Tuesday 24 August 2010

Ansel Adams as composer

When I heard that some lucky guy in California had bought a load of negatives by renowned photographer Ansel Adams, whose work I have loved for years, in a garage sale for $45, it seemed too good to be true. Now it seems as if it might be. According to AP  The Ansel Adams Publishing Rights Trust is taking legal action to stop the owner of the negatives (but not the copyright) from making reproductions from them and selling them.

It's not, however, a straightforward claim of copyright infringement, because the Trust maintains that they aren't Adams's work. There appears to be evidence that they are the work of one Earl Brooks, a little-known amateur photographer (though he must have been pretty talented to produce something that could be mistaken for an Adams). Even so, the claims for trade mark infringement, false advertising, dilution, unfair competition and who knows what else are easy enough to understand, and no doubt in due course a court will find one way or the other.
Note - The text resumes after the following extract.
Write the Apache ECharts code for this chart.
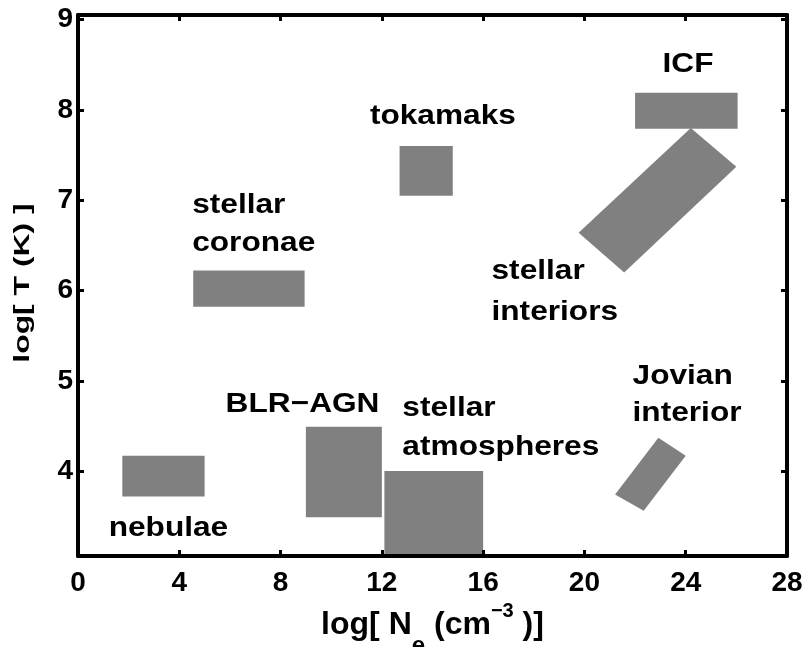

What particularly intrigues me is that the Trust says even if the negatives are Adams's work, the prints cannot be sold as his:
Mr. Adams was fond of likening a negative to a composer's score and the prints to its performance — each performance differs in subtle ways," the lawsuit said. "The photographic prints and posters offered for sale by defendants ... are not an Ansel Adams 'performance.'
Indeed. Whenever I  have printed photographs from my own negatives they have come out differing in ways that could never be called "subtle". Mr Adams had infinitely greater darkroom skills than mine, so his subtle differences are immensely important: but whatever market there is for prints made by the great man these days is sure to be small, and the prices stratospheric. The calendars and postcards and posters that we see on sale today are presumably reproduced from prints made by the great man, but I can't conceive of them as an Ansel Adams performance. At best, they are someone else's recording of an Ansel Adams performance, and even if not a bootleg performance then one that doesn't faithfully capture every nuance of the performance itself: that's inherent in the process of recording and reproduction. Like a piece of music - Rhapsody in Blue, say: same period (approximately), same country (wrong coast) - there are different interpretations and different performances, by different conductors, different performers and different orchestras. Like an Ansel Adams performance, there are records of it played by George Gershwin - here on YouTube, with the Paul Whiteman Orchestra for which he wrote it, and here in a modern recording in which the composer is present vicariously, by piano roll. I don't think they render otiose recordings by others - but I think that reveals the limitations of Mr Adams's metaphor rather than proving it wrong. There are advantages to being able to use modern technology, whether to record a performance of Rhapsody in Blue or to make a print from an original Adams photograph - and in each case the "performer" can choose to imitate the "composer" instead of giving free rein to their own creativity.

As for prints from the garage sale negatives, the important matter here seems to be their authenticity. If they are Adams negatives, it seems to me to be legitimate to call prints made from them Adams photographs, so long as they are not held out as being the products of his own darkroom. Rhapsody in Blue remains Gershwin's composition whoever plays it, and even if they play it atrociously. And if the negatives cannot be authenticated, surely there is a form of words like "attributed to" which, though they will not keep everyone happy, will at least avoid litigation?